• Exercise goal:
Exactly the lines from the one containing "Generate a component" through the one containing "Chart.register(...registerables);" are to be returned, please, without any pictures.

• Task data:
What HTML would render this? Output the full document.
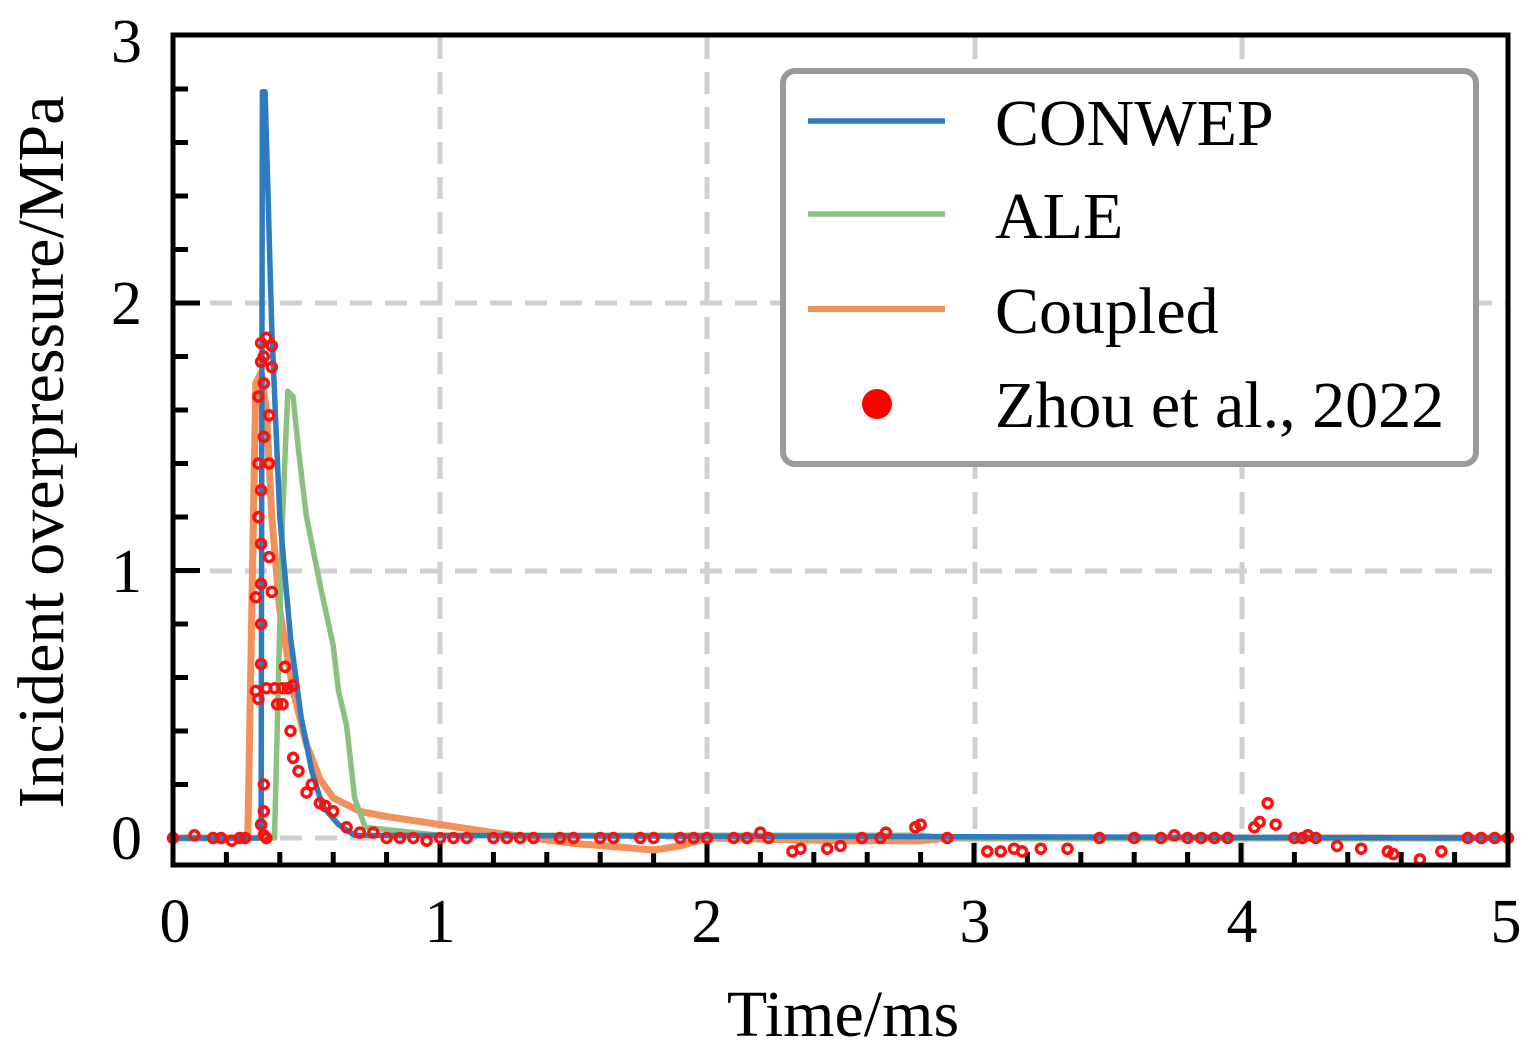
<!DOCTYPE html>
<html><head><meta charset="utf-8"><style>
html,body{margin:0;padding:0;background:#fff;}
svg{display:block;}
text{font-family:"Liberation Serif",serif;fill:#000;}
</style></head><body>
<svg id="s" width="1533" height="1050" viewBox="0 0 1533 1050" xmlns="http://www.w3.org/2000/svg">
<g stroke="#d0d0d0" stroke-width="5" stroke-dasharray="22,13" fill="none">
<line x1="440" y1="37" x2="440" y2="865"/>
<line x1="707" y1="37" x2="707" y2="865"/>
<line x1="975" y1="37" x2="975" y2="865"/>
<line x1="1242" y1="37" x2="1242" y2="865"/>
<line x1="175" y1="838" x2="1508" y2="838"/>
<line x1="175" y1="571" x2="1508" y2="571"/>
<line x1="175" y1="303" x2="1508" y2="303"/>
</g>
<g id="ticks" stroke="#000" stroke-width="5"></g>
<g fill="none" stroke-linejoin="round">
<path id="orange" stroke="#f4905a" stroke-width="7"/>
<path id="green" stroke="#8dbf7e" stroke-width="5.5"/>
<path id="blue" stroke="#2e7bbf" stroke-width="5.5"/>
</g>
<g id="pts" fill="none" stroke="#ff1010" stroke-width="3.5"></g>
<rect x="173" y="35" width="1335" height="830" fill="none" stroke="#000" stroke-width="5"/>
<rect x="783" y="71" width="693" height="393" rx="12" fill="#fff" stroke="#9a9a9a" stroke-width="6"/>
<line x1="808" y1="121" x2="945" y2="121" stroke="#2e7bbf" stroke-width="5.5"/>
<line x1="808" y1="214" x2="945" y2="214" stroke="#8dbf7e" stroke-width="5.5"/>
<line x1="808" y1="309" x2="945" y2="309" stroke="#f4905a" stroke-width="6"/>
<circle cx="877" cy="404" r="15" fill="#ff0000"/>
<g font-size="66">
<text x="995" y="145">CONWEP</text>
<text x="995" y="238">ALE</text>
<text x="995" y="333">Coupled</text>
<text x="995" y="427">Zhou et al., 2022</text>
</g>
<g font-size="62" text-anchor="end">
<text x="142" y="62">3</text>
<text x="142" y="324">2</text>
<text x="142" y="592">1</text>
<text x="142" y="859">0</text>
</g>
<g font-size="62" text-anchor="middle">
<text x="175" y="942">0</text>
<text x="440" y="942">1</text>
<text x="707" y="942">2</text>
<text x="975" y="942">3</text>
<text x="1242" y="942">4</text>
<text x="1506" y="942">5</text>
</g>
<text x="843" y="1036" font-size="66" text-anchor="middle">Time/ms</text>
<text transform="translate(63,452) rotate(-90)" font-size="66" text-anchor="middle">Incident overpressure/MPa</text>
</svg>
<script>
var X=function(t){return 173+267*t},Y=function(p){return 838-267.5*p};
function path(a){return a.map(function(q,i){return (i?'L':'M')+X(q[0]).toFixed(1)+' '+Y(q[1]).toFixed(1)}).join(' ')}
document.getElementById('blue').setAttribute('d',path([[0,0],[0.33,0],[0.335,2.79],[0.345,2.79],[0.37,1.9],[0.4,1.2],[0.44,0.75],[0.48,0.45],[0.52,0.25],[0.56,0.12],[0.62,0.05],[0.68,0.01],[5,0]]));
document.getElementById('green').setAttribute('d',path([[0,0],[0.38,0],[0.41,1.2],[0.43,1.67],[0.45,1.65],[0.47,1.45],[0.5,1.2],[0.55,0.95],[0.6,0.72],[0.62,0.55],[0.65,0.42],[0.68,0.15],[0.72,0.04],[1,0.01],[2.8,0.01],[2.9,0],[5,0]]));
document.getElementById('orange').setAttribute('d',path([[0,0],[0.28,0],[0.31,1.7],[0.33,1.74],[0.35,1.6],[0.37,1.2],[0.4,0.85],[0.45,0.55],[0.5,0.35],[0.55,0.22],[0.6,0.15],[0.7,0.1],[0.8,0.08],[1,0.05],[1.2,0.02],[1.5,-0.02],[1.8,-0.045],[1.9,-0.03],[2,0],[2.5,-0.01],[2.8,-0.01],[2.9,0],[5,0]]));
var tk=document.getElementById('ticks'),h='';
for(var i=1;i<25;i++){var x=X(i*0.2),L=(i%5==0)?22:13;h+='<line x1="'+x+'" y1="865" x2="'+x+'" y2="'+(865-L)+'"/>';}
for(var j=1;j<15;j++){var y=Y(j*0.2),L=(j%5==0)?27:15;h+='<line x1="173" y1="'+y+'" x2="'+(173+L)+'" y2="'+y+'"/>';}
tk.innerHTML=h;
var P=[[0,0],[0.08,0.01],[0.15,0],[0.18,0],[0.22,-0.01],[0.25,0],[0.27,0],
[0.31,0.55],[0.31,0.9],[0.32,1.2],[0.32,1.4],[0.32,1.65],[0.33,1.85],[0.33,1.78],[0.34,1.8],[0.34,1.7],[0.34,1.5],[0.33,1.3],[0.33,1.1],[0.33,0.95],[0.33,0.8],[0.33,0.65],[0.32,0.52],[0.34,0.2],[0.34,0.1],[0.33,0.05],[0.34,0.01],[0.35,0],
[0.35,1.87],[0.37,1.84],[0.37,1.76],[0.36,1.58],[0.36,1.4],[0.36,1.05],[0.37,0.92],[0.35,0.56],[0.38,0.56],[0.41,0.56],[0.39,0.5],[0.41,0.5],[0.43,0.56],[0.42,0.64],[0.45,0.57],[0.44,0.4],[0.45,0.3],[0.47,0.25],
[0.5,0.17],[0.52,0.2],[0.55,0.13],[0.57,0.12],[0.6,0.1],[0.65,0.04],[0.7,0.02],[0.75,0.02],[0.8,0],[0.85,0],[0.9,0],[0.95,-0.01],[1.0,0],[1.05,0],[1.1,0],[1.2,0],[1.25,0],[1.3,0],[1.35,0],[1.45,0],[1.5,0],[1.6,0],[1.65,0],[1.75,0],[1.8,0],[1.9,0],[1.95,0],[2.0,0],
[2.1,0],[2.15,0],[2.2,0.02],[2.23,0],[2.32,-0.05],[2.35,-0.04],[2.45,-0.04],[2.5,-0.03],[2.58,0],[2.65,0],[2.67,0.02],[2.78,0.04],[2.8,0.05],[2.9,0],[3.05,-0.05],[3.1,-0.05],[3.15,-0.04],[3.18,-0.05],[3.25,-0.04],[3.35,-0.04],[3.47,0],[3.6,0],[3.7,0],[3.75,0.01],[3.8,0],[3.85,0],[3.9,0],[3.95,0],
[4.05,0.04],[4.07,0.06],[4.1,0.13],[4.13,0.05],[4.2,0],[4.23,0],[4.25,0.01],[4.28,0],[4.36,-0.03],[4.45,-0.04],[4.55,-0.05],[4.57,-0.06],[4.67,-0.08],[4.75,-0.05],[4.85,0],[4.9,0],[4.95,0],[5,0]];
var s='';P.forEach(function(q){s+='<circle cx="'+X(q[0]).toFixed(1)+'" cy="'+Y(q[1]).toFixed(1)+'" r="4.5"/>';});
document.getElementById('pts').innerHTML=s;
</script>
</body></html>
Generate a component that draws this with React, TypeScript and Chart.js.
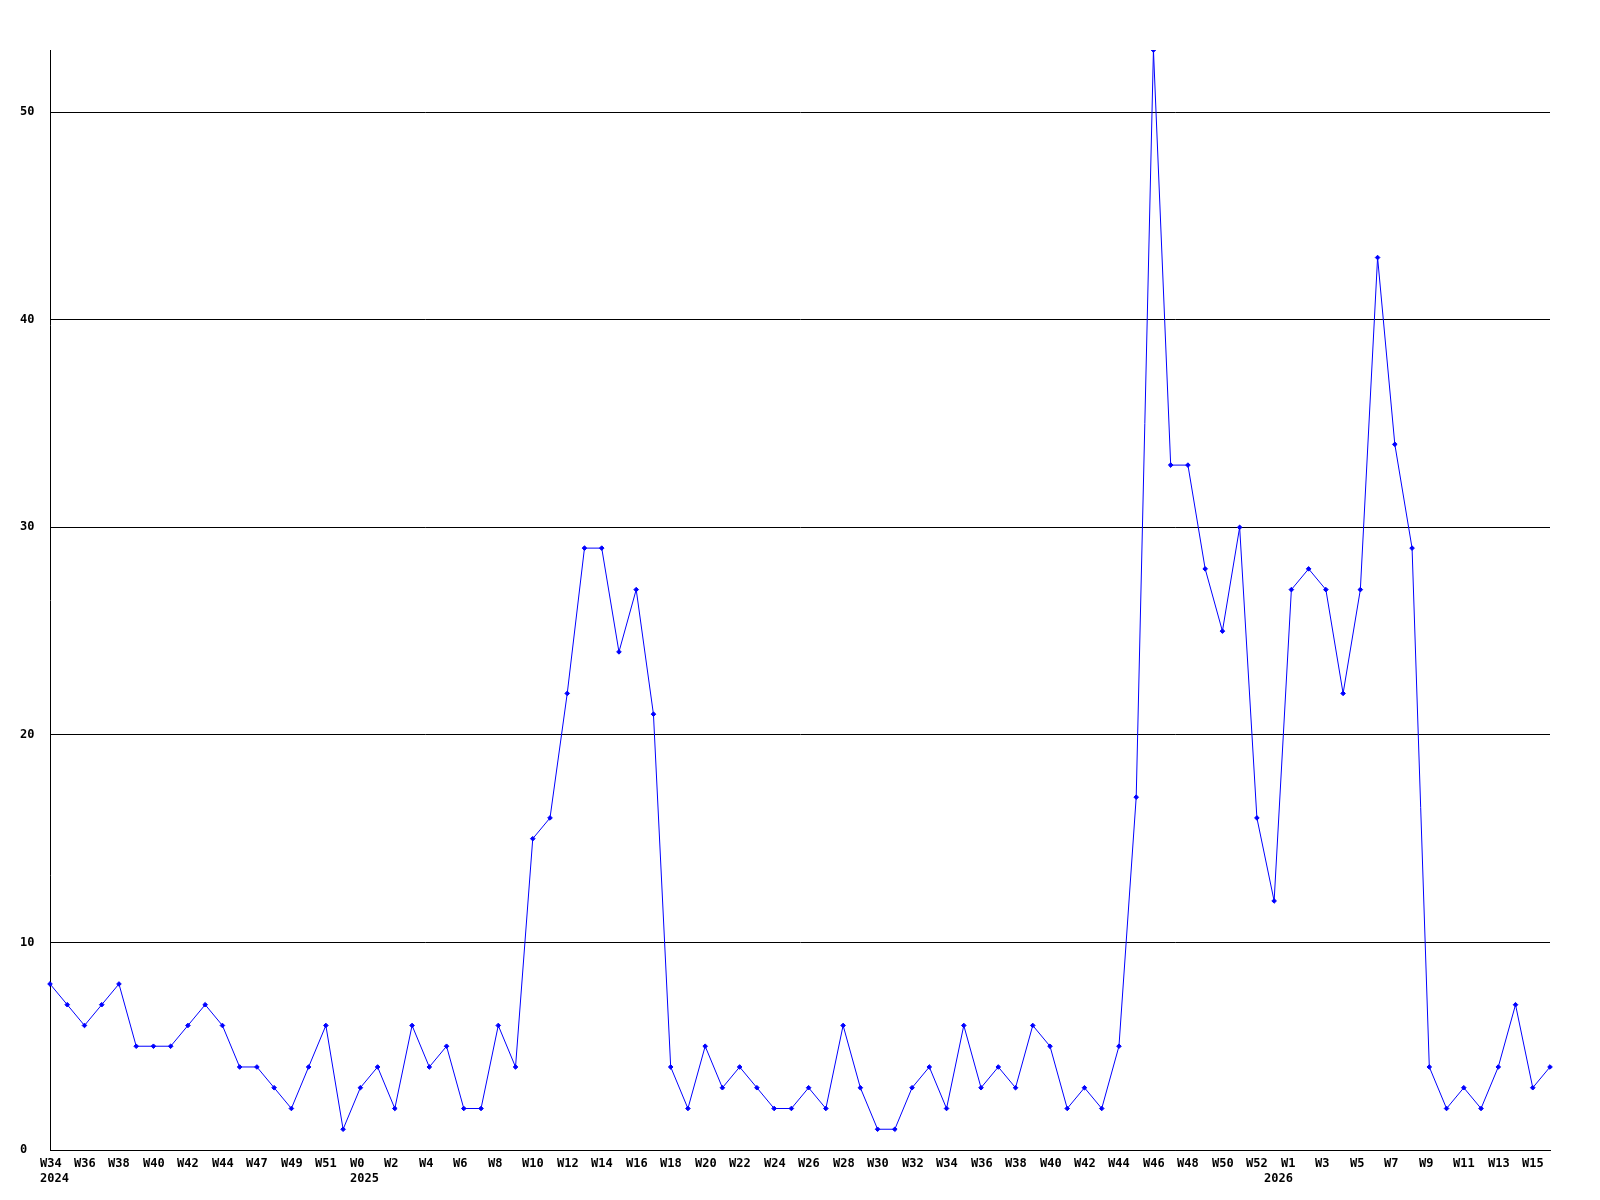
import React, { useEffect, useRef } from "react";
import { Chart, registerables } from "chart.js";

Chart.register(...registerables);

// week tick labels, one for every second data point
const weekTicks = [
  "W34", "W36", "W38", "W40", "W42", "W44", "W47", "W49", "W51",
  "W0", "W2", "W4", "W6", "W8",
  "W10", "W12", "W14", "W16", "W18", "W20", "W22", "W24", "W26", "W28", "W30",
  "W32", "W34", "W36", "W38", "W40", "W42", "W44", "W46", "W48", "W50", "W52",
  "W1", "W3", "W5", "W7", "W9", "W11", "W13", "W15",
];

// year labels and the data point (index) at which each starts
const yearLabels = ["2024", "2025", "2026"];
const yearPoints = [0, 18, 71];

const counts = [
  8, 7, 6, 7, 8, 5, 5, 5, 6, 7, 6, 4, 4, 3, 2, 4, 6, 1, 3, 4, 2, 6, 4, 5, 2, 2, 6, 4,
  15, 16, 22, 29, 29, 24, 27, 21, 4, 2, 5, 3, 4, 3, 2, 2, 3, 2, 6, 3, 1, 1, 3, 4, 2,
  6, 3, 4, 3, 6, 5, 2, 3, 2, 5, 17, 53, 33, 33, 28, 25, 30, 16, 12, 27, 28, 27, 22,
  27, 43, 34, 29, 4, 2, 3, 2, 4, 7, 3, 4,
];

const yTicks = [0, 10, 20, 30, 40, 50];
const yMax = 53;

const labels = counts.map((_, i) => (i % 2 === 0 ? weekTicks[i / 2] : ""));

const FONT = "'DejaVu Sans Mono', monospace";

const xLabelPlugin = {
  id: "xLabels",
  afterDraw(chart: any) {
    const ctx = chart.ctx;
    const xs = chart.scales.x;
    const bottom = chart.chartArea.bottom;
    ctx.save();
    ctx.font = `bold 12px ${FONT}`;
    ctx.fillStyle = "#000";
    ctx.textAlign = "left";
    ctx.textBaseline = "middle";
    weekTicks.forEach((t, k) => {
      ctx.fillText(t, Math.round(xs.getPixelForValue(k * 2) - 10.5), bottom + 14);
    });
    yearLabels.forEach((t, k) => {
      ctx.fillText(t, Math.round(xs.getPixelForValue(yearPoints[k]) - 10.5), bottom + 29);
    });
    ctx.restore();
  },
};

export default function App() {
  const ref = useRef<HTMLCanvasElement | null>(null);
  useEffect(() => {
    if (!ref.current) return;
    const chart = new Chart(ref.current, {
      type: "line",
      data: {
        labels,
        datasets: [
          {
            data: counts,
            borderColor: "#0000ff",
            backgroundColor: "#0000ff",
            borderWidth: 1,
            pointStyle: "rectRot",
            pointRadius: 2.3,
            pointBorderWidth: 1,
            pointBackgroundColor: "#0000ff",
            pointBorderColor: "#0000ff",
            tension: 0,
            fill: false,
          },
        ],
      },
      options: {
        responsive: false,
        animation: false,
        layout: { padding: { left: 20, top: 50, right: 50, bottom: 0 } },
        plugins: { legend: { display: false }, tooltip: { enabled: false } },
        scales: {
          x: {
            type: "category",
            offset: false,
            grid: { display: false, drawTicks: false },
            border: { display: true, color: "#000", width: 1 },
            afterFit: (s: any) => {
              s.height = 50;
            },
            ticks: { display: false, autoSkip: false, maxRotation: 0 },
          },
          y: {
            min: 0,
            max: yMax,
            grid: { color: "#000", lineWidth: 1, drawTicks: false },
            border: { display: true, color: "#000", width: 1 },
            afterFit: (s: any) => {
              s.width = 30;
            },
            afterBuildTicks: (s: any) => {
              s.ticks = yTicks.map((v) => ({ value: v }));
            },
            ticks: {
              crossAlign: "far",
              padding: 0,
              color: "#000",
              font: { family: FONT, size: 12, weight: "bold" },
            },
          },
        },
      },
      plugins: [xLabelPlugin],
    });
    return () => chart.destroy();
  }, []);
  return (
    <div style={{ position: "absolute", left: 0, top: 0, width: 1600, height: 1200, background: "#fff" }}>
      <canvas ref={ref} width={1600} height={1200} style={{ display: "block" }} />
    </div>
  );
}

• Written answer:
Generate a component that draws this with React, TypeScript and Chart.js.
import React, { useEffect, useRef } from "react";
import { Chart, registerables } from "chart.js";

Chart.register(...registerables);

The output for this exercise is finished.